On December 12, 2022, at approximately 0:05 UTC, monitoring systems alerted to reachability issues in the Dallas Data Center. At 0:10 an incident was raised, the incident response team was deployed and investigation began. A status page was published at 0:27 UTC once the scope of the issue was fully understood. By 0:55 it was identified that a large amount of broadcast traffic was impacting hypervisors and causing intermittent latency and reachability for a subset of Linodes- approximately 80-90% of the Dallas data center. Continued investigation revealed that most of the broadcast traffic was from unanswered ARP requests, resulting in a cascade and amplification of said broadcasts. Having identified the broadcast storms causing the network instability, our teams still needed to identify the underlying cause and a way to mitigate it.

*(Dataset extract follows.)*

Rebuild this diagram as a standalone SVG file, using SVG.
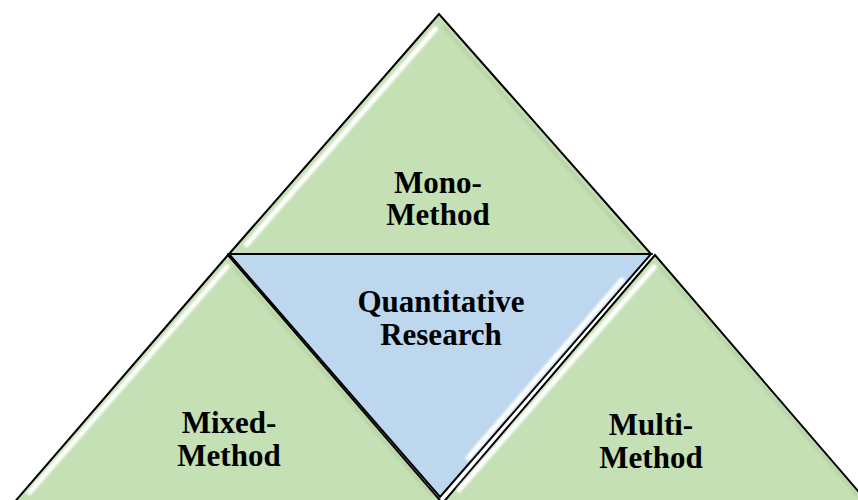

After extensive investigation, at approximately 04:20 UTC, a filter was deployed to the fleet to stem these broadcasts, allowing hosts to regain CPU cycles and answer ARP requests on a consistent basis. The network then recovered and stabilized, and alerts began to resolve en masse by 4:32 UTC. After additional monitoring of this fix, the incident was moved to a resolution at 6:45 UTC.

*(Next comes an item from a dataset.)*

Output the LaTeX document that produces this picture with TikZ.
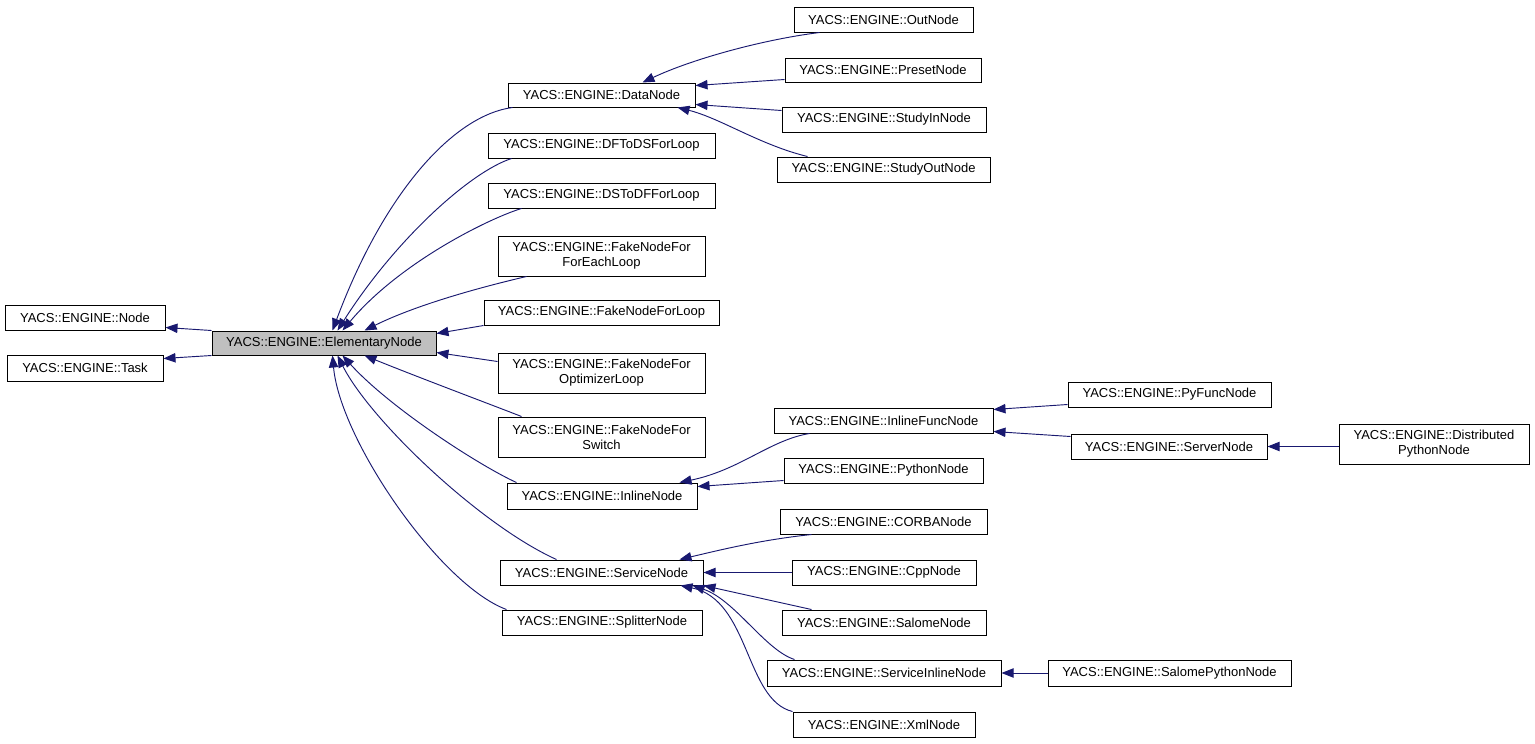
\documentclass[tikz,border=0pt]{standalone}
\usepackage{fontspec}
\setmainfont{Liberation Sans}
\usetikzlibrary{arrows.meta,calc}
\definecolor{edgeblue}{HTML}{191970}
\definecolor{elemgray}{HTML}{BFBFBF}
\tikzset{
  cls/.style={draw=black, line width=0.75pt, inner sep=0pt, align=center,
    font=\fontsize{9.75}{11.25}\selectfont},
  edge/.style={draw=edgeblue, line width=0.7pt,
    -{Triangle[length=9pt,width=7pt]}, color=edgeblue}
}
\newcommand{\bx}[7][]{\node[cls,#1, minimum width={(#4-#2)*0.75pt}, minimum height={(#5-#3)*0.75pt}] (#6) at ({(#2+#4)/2},{(#3+#5)/2}) {#7};}
\begin{document}
\begin{tikzpicture}[x=0.75pt,y=-0.75pt]
\useasboundingbox[fill=white] (0,0) rectangle (1535,743);
% boxes
\bx{5}{305}{165}{330}{node}{YACS::ENGINE::Node}
\bx{7}{355}{163}{381}{task}{YACS::ENGINE::Task}
\bx[fill=elemgray]{212}{331}{436}{355}{elem}{YACS::ENGINE::ElementaryNode}
\bx{508}{83}{695}{107}{data}{YACS::ENGINE::DataNode}
\bx{488}{133}{715}{158}{dftods}{YACS::ENGINE::DFToDSForLoop}
\bx{488}{183}{715}{208}{dstodf}{YACS::ENGINE::DSToDFForLoop}
\bx{498}{236}{705}{276}{fefor}{YACS::ENGINE::FakeNodeFor\\ForEachLoop}
\bx{484}{300}{719}{325}{fakeloop}{YACS::ENGINE::FakeNodeForLoop}
\bx{498}{353}{705}{393}{feopt}{YACS::ENGINE::FakeNodeFor\\OptimizerLoop}
\bx{498}{417}{705}{457}{feswitch}{YACS::ENGINE::FakeNodeFor\\Switch}
\bx{507}{483}{697}{509}{inline}{YACS::ENGINE::InlineNode}
\bx{500}{560}{703}{585}{service}{YACS::ENGINE::ServiceNode}
\bx{502}{610}{702}{635}{splitter}{YACS::ENGINE::SplitterNode}
\bx{794}{7}{973}{32}{out}{YACS::ENGINE::OutNode}
\bx{785}{58}{981}{82}{preset}{YACS::ENGINE::PresetNode}
\bx{782}{107}{986}{132}{studyin}{YACS::ENGINE::StudyInNode}
\bx{777}{157}{990}{182}{studyout}{YACS::ENGINE::StudyOutNode}
\bx{774}{408}{993}{433}{inlinefunc}{YACS::ENGINE::InlineFuncNode}
\bx{784}{458}{983}{483}{python}{YACS::ENGINE::PythonNode}
\bx{780}{509}{987}{534}{corba}{YACS::ENGINE::CORBANode}
\bx{792}{560}{976}{585}{cpp}{YACS::ENGINE::CppNode}
\bx{782}{610}{986}{635}{salome}{YACS::ENGINE::SalomeNode}
\bx{767}{660}{1001}{686}{svcinline}{YACS::ENGINE::ServiceInlineNode}
\bx{793}{712}{975}{737}{xml}{YACS::ENGINE::XmlNode}
\bx{1068}{382}{1271}{407}{pyfunc}{YACS::ENGINE::PyFuncNode}
\bx{1071}{434}{1267}{459}{server}{YACS::ENGINE::ServerNode}
\bx{1339}{424}{1529}{464}{distrib}{YACS::ENGINE::Distributed\\PythonNode}
\bx{1048}{660}{1291}{686}{salpy}{YACS::ENGINE::SalomePythonNode}
% edges to base classes
\draw[edge] (elem.north west) -- ($(node.south east)+(0,-3)$);
\draw[edge] (elem.south west) -- ($(task.north east)+(0,4)$);
% children of ElementaryNode
\draw[edge] ($(data.south west)+(5,0)$) .. controls (455,115) and (385,190) .. ($(elem.north west)+(121,0)$);
\draw[edge] ($(dftods.south west)+(24,0)$) .. controls (470,172) and (395,240) .. ($(elem.north west)+(126,0)$);
\draw[edge] ($(dstodf.south west)+(34,0)$) .. controls (490,218) and (400,262) .. ($(elem.north west)+(131,0)$);
\draw[edge] ($(fefor.south west)+(29,0)$) .. controls (490,285) and (420,303) .. ($(elem.north west)+(153,0)$);
\draw[edge] (fakeloop.south west) -- ($(elem.north east)+(0,3)$);
\draw[edge] ($(feopt.north west)+(0,9)$) -- ($(elem.south east)+(0,-3)$);
\draw[edge] ($(feswitch.north west)+(24,0)$) .. controls (500,408) and (420,378) .. ($(elem.south west)+(153,0)$);
\draw[edge] ($(inline.north west)+(10,0)$) .. controls (480,466) and (390,408) .. ($(elem.south west)+(131,0)$);
\draw[edge] ($(service.north west)+(57,0)$) .. controls (480,525) and (370,420) .. ($(elem.south west)+(126,0)$);
\draw[edge] ($(splitter.north west)+(5,0)$) .. controls (440,585) and (340,440) .. ($(elem.south west)+(121,0)$);
% children of DataNode
\draw[edge] ($(out.south west)+(26,0)$) .. controls (760,40) and (690,60) .. ($(data.north west)+(135,0)$);
\draw[edge] ($(preset.south west)+(0,-3)$) -- ($(data.north east)+(0,3)$);
\draw[edge] ($(studyin.north west)+(0,4)$) -- ($(data.south east)+(0,-3)$);
\draw[edge] ($(studyout.north west)+(31,0)$) .. controls (760,145) and (720,118) .. ($(data.south west)+(170,0)$);
% children of InlineNode
\draw[edge] ($(inlinefunc.south west)+(36,0)$) .. controls (770,440) and (740,470) .. ($(inline.north west)+(173,0)$);
\draw[edge] ($(python.south west)+(0,-3)$) -- ($(inline.north east)+(0,4)$);
% children of ServiceNode
\draw[edge] ($(corba.south west)+(32,0)$) .. controls (760,540) and (720,550) .. ($(service.north west)+(180,0)$);
\draw[edge] (cpp.west) -- (service.east);
\draw[edge] ($(salome.north west)+(30,0)$) -- (service.south east);
\draw[edge] ($(svcinline.north west)+(28,0)$) .. controls (765,650) and (735,600) .. ($(service.south east)+(-11,0)$);
\draw[edge] (xml.north west) .. controls (745,700) and (750,600) .. ($(service.south east)+(-23,0)$);
% children of InlineFuncNode
\draw[edge] ($(pyfunc.south west)+(0,-3)$) -- ($(inlinefunc.north east)+(0,2)$);
\draw[edge] ($(server.north west)+(0,3)$) -- ($(inlinefunc.south east)+(0,-2)$);
% further
\draw[edge] (server.east -| distrib.west) -- (server.east);
\draw[edge] (salpy.west) -- (svcinline.east);
\end{tikzpicture}
\end{document}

The immediate fix was a temporary measure. However, it was further tested and implemented permanently. This was finalized on December 13, 2022 at 18:35 UTC.

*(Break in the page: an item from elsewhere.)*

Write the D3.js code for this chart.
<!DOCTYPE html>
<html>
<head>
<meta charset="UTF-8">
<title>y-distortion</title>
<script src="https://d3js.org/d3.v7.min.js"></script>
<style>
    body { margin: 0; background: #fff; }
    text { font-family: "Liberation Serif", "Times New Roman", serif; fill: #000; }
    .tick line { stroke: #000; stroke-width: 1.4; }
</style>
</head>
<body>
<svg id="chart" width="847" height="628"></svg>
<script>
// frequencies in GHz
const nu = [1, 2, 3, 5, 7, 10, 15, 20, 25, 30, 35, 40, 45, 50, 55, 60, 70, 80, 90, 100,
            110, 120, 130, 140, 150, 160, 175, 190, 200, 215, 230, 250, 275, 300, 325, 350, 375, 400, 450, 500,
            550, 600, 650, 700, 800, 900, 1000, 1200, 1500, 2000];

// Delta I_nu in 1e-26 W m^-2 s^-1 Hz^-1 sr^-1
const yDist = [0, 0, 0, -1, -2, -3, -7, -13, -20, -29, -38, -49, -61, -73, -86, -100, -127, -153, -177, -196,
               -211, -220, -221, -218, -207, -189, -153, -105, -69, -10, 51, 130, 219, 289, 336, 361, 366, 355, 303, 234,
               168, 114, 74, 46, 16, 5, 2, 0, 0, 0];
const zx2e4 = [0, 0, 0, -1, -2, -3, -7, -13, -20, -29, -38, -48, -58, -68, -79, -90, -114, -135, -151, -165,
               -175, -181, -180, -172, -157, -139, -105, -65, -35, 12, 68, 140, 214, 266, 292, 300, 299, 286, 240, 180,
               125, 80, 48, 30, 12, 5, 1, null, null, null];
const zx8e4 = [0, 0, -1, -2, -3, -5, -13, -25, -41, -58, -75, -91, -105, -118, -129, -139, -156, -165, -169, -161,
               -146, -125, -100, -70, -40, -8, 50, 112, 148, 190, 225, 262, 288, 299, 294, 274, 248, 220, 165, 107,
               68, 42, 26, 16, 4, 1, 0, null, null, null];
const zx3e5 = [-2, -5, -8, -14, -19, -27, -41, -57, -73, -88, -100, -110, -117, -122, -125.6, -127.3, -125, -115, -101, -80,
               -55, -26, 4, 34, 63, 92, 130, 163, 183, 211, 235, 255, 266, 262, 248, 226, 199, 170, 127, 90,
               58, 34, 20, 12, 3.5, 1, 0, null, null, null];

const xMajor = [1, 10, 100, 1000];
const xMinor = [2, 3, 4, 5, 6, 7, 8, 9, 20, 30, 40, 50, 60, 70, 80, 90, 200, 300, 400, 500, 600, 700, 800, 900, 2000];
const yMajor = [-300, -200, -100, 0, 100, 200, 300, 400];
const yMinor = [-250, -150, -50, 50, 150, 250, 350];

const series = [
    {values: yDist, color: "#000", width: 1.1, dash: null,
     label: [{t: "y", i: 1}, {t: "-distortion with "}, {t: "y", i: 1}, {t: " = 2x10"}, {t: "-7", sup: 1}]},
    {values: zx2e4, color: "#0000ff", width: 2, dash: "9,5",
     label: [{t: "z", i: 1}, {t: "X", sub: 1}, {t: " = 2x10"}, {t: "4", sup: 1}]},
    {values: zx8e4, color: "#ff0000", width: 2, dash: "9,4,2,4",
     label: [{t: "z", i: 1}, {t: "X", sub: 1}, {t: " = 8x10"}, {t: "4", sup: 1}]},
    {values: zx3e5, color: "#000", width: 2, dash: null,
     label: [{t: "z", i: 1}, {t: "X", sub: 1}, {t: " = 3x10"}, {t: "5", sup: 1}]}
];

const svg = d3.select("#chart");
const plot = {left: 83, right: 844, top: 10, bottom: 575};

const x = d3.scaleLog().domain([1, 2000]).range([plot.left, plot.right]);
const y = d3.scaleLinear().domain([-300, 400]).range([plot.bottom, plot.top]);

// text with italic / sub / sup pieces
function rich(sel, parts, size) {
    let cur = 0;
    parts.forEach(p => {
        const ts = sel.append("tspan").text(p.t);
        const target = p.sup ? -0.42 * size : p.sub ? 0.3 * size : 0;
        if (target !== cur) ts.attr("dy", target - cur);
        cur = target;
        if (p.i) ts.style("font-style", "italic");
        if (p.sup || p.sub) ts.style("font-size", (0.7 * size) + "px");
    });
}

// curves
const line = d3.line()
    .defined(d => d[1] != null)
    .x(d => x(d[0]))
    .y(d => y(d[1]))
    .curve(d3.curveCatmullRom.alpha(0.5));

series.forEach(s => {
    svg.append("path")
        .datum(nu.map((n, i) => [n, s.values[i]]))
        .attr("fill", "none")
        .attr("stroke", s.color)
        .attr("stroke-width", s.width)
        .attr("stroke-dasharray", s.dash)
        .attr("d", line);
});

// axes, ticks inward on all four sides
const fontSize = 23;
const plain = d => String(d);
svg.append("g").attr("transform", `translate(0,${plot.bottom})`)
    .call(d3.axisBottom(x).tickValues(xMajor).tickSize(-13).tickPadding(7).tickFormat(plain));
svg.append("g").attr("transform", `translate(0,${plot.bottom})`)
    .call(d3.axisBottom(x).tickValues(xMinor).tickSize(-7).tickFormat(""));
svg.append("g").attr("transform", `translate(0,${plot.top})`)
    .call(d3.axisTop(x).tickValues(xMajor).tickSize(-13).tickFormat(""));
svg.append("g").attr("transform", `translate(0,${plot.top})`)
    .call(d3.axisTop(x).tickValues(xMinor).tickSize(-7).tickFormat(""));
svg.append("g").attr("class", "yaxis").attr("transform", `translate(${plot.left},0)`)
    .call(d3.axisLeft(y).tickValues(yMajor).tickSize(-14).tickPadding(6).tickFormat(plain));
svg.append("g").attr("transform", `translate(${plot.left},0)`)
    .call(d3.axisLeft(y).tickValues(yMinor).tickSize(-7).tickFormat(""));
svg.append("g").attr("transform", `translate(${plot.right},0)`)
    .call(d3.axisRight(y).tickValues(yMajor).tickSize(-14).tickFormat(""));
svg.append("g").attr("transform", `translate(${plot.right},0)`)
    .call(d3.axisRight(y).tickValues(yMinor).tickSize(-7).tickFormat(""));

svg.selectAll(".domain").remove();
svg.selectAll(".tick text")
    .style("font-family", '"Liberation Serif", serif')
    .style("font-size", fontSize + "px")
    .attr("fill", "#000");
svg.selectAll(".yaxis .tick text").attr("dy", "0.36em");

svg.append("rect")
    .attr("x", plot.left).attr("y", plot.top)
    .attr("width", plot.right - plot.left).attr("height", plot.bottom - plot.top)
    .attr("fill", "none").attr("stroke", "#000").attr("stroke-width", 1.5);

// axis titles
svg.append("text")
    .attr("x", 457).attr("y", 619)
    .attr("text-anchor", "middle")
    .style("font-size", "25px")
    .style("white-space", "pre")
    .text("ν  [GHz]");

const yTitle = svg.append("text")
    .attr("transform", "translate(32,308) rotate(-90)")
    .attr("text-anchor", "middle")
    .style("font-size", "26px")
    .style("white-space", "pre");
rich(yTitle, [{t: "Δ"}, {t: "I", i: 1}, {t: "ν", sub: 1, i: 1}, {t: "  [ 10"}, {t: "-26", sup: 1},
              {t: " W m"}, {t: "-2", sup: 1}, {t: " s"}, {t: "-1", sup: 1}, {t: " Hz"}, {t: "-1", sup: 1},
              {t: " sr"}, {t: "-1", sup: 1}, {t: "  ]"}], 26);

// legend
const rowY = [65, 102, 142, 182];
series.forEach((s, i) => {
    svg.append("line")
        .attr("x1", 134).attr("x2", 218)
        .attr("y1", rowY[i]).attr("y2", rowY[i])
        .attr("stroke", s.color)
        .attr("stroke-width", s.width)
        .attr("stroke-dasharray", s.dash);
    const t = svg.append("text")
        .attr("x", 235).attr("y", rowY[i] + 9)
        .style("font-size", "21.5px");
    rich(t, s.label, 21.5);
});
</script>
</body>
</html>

Further investigation is ongoing to determine the root cause of this issue with a full awareness of the other recent incidents occurring in our Dallas data center. As upgrades to our infrastructure are being applied to our active network, processes are being put into place in order to ensure the continuous stability of our infrastructure. We anticipate that incidents such as these will be prevented from occurring in the future as we move forward with these efforts.